Towards a Robust Model of Eastern U.S. Crustal Structure and Composition for Applications in Seismic Hazard Analysis

While large-scale studies to obtain crustal parameters and structure have been performed on various regions within North America, detailed receiver function (RF) studies to resolve the structure above the Moho have only been recently performed for the Eastern U.S. Our work retrieves various crustal parameters and receiver-side structure as results of RF analysis for a data two selected stations in North Carolina. Results from 52 RFs indicate a crustal thickness of $\sim$ 36.2 km and a V$_{\mathrm{p}}$/V$_{\mathrm{s}}$ ratio of $\sim$ 1.51 for the receiver structure beneath TA.V57A as well as a crustal thickness of $\sim$ 27.7 km and a V$_{\mathrm{p}}$/V$_{\mathrm{s}}$ ratio of $\sim$ 1.68 for the receiver structure beneath TA.V58A. These parameters are used to create crustal models that are perturbed via 1D inversion. A parameter space search method is developed as means for obtaining robust results in a computationally inexpensive manner.
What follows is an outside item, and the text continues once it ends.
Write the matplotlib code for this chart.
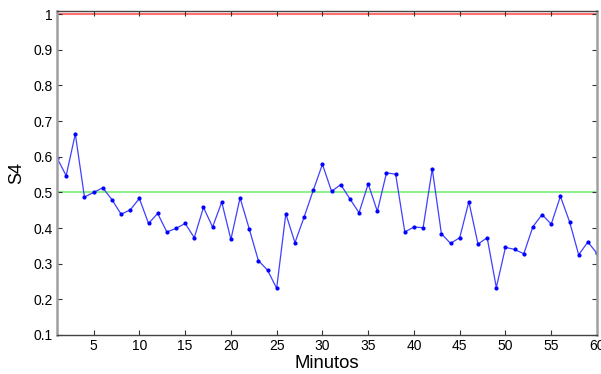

Initial forward modeling and inversion results suggest a shallow depth layer of high velocity above the Moho and may support the eastward extent of basement rocks associated with Grenville Orogeny. We use a shear wave velocity model obtained from our study to determine ground shaking parameters for the Eastern U.S. Along with demonstration of robust results for crustal structure and ground shaking, we propose strategies to expand our data set for the Eastern U.S and assessment of ground shaking for a wider region.